"THAT SHOWER ACTUALLY works," explains director Zhang Yang. "It was the most expensive part of the film. We had to hire an engineer to design it, and then another one to actually build it, with tubes going all over the place."

Yang is describing the elaborate automatic shower set-piece that opens his new feature, Shower. Designed as a sort of human car wash, the automatic shower allows the user to simply stand on a turntable and be sprayed with soap, buffed by rolling sponges, rinsed off, and finally vacuumed dry. "So, it worked, but there was no hot water. And a little secret: That scene is my cameo. It was quite cold."

Shower examines the dying days of a grand old bathhouse in Beijing. Naturally, the bathhouse is symbolic of all that will be laid to waste by the scythe of progress: community, filial piety, humility, and so on. Run by the sympathetic Master Liu (Zhu Xu) and his retarded son, Er Ming (Jiang Wu), the bathhouse is as old-fashioned as it is vital--a stout, wise institution where no problem is unwelcome; where comradeship is tenderly encouraged, and one's right to indulge is never questioned. Set in a grand, wheezy old building in an overlooked corner of the ageless city, the bathhouse serves as the social hub of an elderly fraternity, and contrary to what the lady's bottom in Shower's advertisement promises, the film is populated almost exclusively by melancholic old men who predictably complain about youth and argue among themselves. When Master Liu's yuppie son Da Ming (Pu Cun Xin) grudgingly returns to Beijing to help run the bathhouse, we are set on the inevitable collision course between old and new, youth and age, tradition and progress.

Though not a particularly insightful or even original film, Shower is nonetheless satisfying. Its pleasures come almost entirely from its construction: Wonderfully cast, well scripted, and lovingly filmed ("We had to look hard to find that bathhouse; there really are only a few left," says Yang), Shower is comfort food for the cinema--bland, but soothing. The mechanics of the story are tried and true (sons forgiving fathers, the retarded brother showing the way to happiness), and certainly flirt with the maudlin, yet the touch is light and restrained, and the flirtation never evolves beyond that. Moreover, the attention to detail, particularly in the depiction of Master Liu's transcendent relationship with his retarded son, is rich and rewarding. There is one sequence in particular that achieves a gentle grace, in which Master Liu runs round the block with Er Ming, the two of them bouncing slowly down the street in their garish sweatsuits. Rounding the corner, they slip through a park, and cross a little plaza filled with elderly people exercising in the thin light of early evening. The camera lingers on the sight of this wayward urban gathering, content, for a moment, to just watch and appreciate before catching up to the patient father and his energetic son.
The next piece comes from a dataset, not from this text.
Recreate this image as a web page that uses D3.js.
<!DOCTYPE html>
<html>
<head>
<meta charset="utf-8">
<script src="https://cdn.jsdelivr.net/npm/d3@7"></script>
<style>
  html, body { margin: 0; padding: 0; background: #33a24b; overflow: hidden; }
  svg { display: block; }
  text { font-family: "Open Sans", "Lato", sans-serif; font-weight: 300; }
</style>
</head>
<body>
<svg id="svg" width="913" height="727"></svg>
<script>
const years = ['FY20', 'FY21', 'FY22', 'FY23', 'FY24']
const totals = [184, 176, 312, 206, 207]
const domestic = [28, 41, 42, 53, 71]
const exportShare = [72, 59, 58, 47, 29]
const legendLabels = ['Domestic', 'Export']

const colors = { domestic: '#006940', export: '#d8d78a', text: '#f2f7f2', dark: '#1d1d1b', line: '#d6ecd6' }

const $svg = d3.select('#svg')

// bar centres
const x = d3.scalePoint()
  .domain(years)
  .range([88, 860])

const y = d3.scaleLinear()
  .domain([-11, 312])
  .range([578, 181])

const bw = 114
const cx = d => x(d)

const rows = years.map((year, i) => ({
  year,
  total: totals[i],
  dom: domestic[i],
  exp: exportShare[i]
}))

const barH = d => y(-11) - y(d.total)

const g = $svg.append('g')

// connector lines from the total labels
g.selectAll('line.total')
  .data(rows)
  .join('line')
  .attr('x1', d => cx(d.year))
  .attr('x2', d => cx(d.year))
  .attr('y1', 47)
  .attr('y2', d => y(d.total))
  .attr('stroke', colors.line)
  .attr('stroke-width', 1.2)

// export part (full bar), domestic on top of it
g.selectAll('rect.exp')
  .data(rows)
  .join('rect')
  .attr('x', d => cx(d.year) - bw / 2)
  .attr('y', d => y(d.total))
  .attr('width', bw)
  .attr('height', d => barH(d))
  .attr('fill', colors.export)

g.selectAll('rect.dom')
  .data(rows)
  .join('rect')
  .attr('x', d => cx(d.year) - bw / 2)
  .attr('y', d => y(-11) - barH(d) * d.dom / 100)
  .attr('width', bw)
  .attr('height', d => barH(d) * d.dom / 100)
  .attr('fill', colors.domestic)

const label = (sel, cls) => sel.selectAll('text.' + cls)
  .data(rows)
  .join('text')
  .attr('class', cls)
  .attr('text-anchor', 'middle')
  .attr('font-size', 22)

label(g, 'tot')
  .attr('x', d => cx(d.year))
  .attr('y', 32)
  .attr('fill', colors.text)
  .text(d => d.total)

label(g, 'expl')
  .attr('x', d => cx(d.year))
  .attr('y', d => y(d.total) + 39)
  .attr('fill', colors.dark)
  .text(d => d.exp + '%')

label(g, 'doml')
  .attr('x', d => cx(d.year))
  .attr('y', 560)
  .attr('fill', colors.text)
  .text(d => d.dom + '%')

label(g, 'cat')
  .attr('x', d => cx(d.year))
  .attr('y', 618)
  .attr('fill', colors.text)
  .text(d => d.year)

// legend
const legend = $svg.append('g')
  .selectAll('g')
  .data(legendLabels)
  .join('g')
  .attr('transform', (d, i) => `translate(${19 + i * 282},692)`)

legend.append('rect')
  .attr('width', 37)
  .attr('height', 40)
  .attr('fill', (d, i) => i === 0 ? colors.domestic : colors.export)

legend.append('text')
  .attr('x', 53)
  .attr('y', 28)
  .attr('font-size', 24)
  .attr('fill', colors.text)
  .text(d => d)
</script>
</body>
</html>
In the end, Shower washes over you with the ease of passionate presentation, gingerly sidestepping the weaknesses of its conception. Designed as an "urban story for people living in the city, with an emphasis on real lives--stuff that the audience can relate to," Shower fulfills its role dutifully, allowing the intelligence of its craft to stand firm. I am not surprised when the film's producer tells me that Shower broke box-office records in China.
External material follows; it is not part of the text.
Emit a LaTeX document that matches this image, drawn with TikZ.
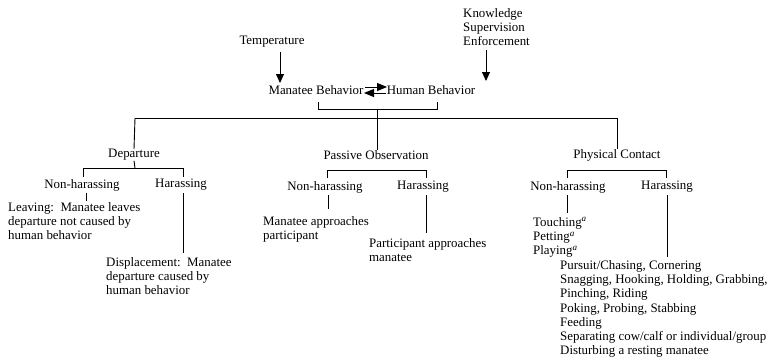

Which brings me to the one abiding curiosity of the film. In the credits, one name stands out sorely: that of the film's producer, Peter Loehr. "Shower is our third production," Loehr explains, speaking of his smashingly successful Imar Film Co., the first legal independent film company in China. "I was interested in founding a company that would work with new talent and address, sort of, the real issues of new Chinese society," he tells me in New York-tinted American English. He elaborates casually on the lengthy process of securing native Shanghai investors, arguing with studios for distribution deals, and generally shaking up the entrenched Chinese film industry, seemingly oblivious to the shock I register at the realization that he has accomplished these feats almost single-handedly by the age of 34--entirely in Mandarin Chinese. "It's been difficult, but the public really seems to respond well," he smiles.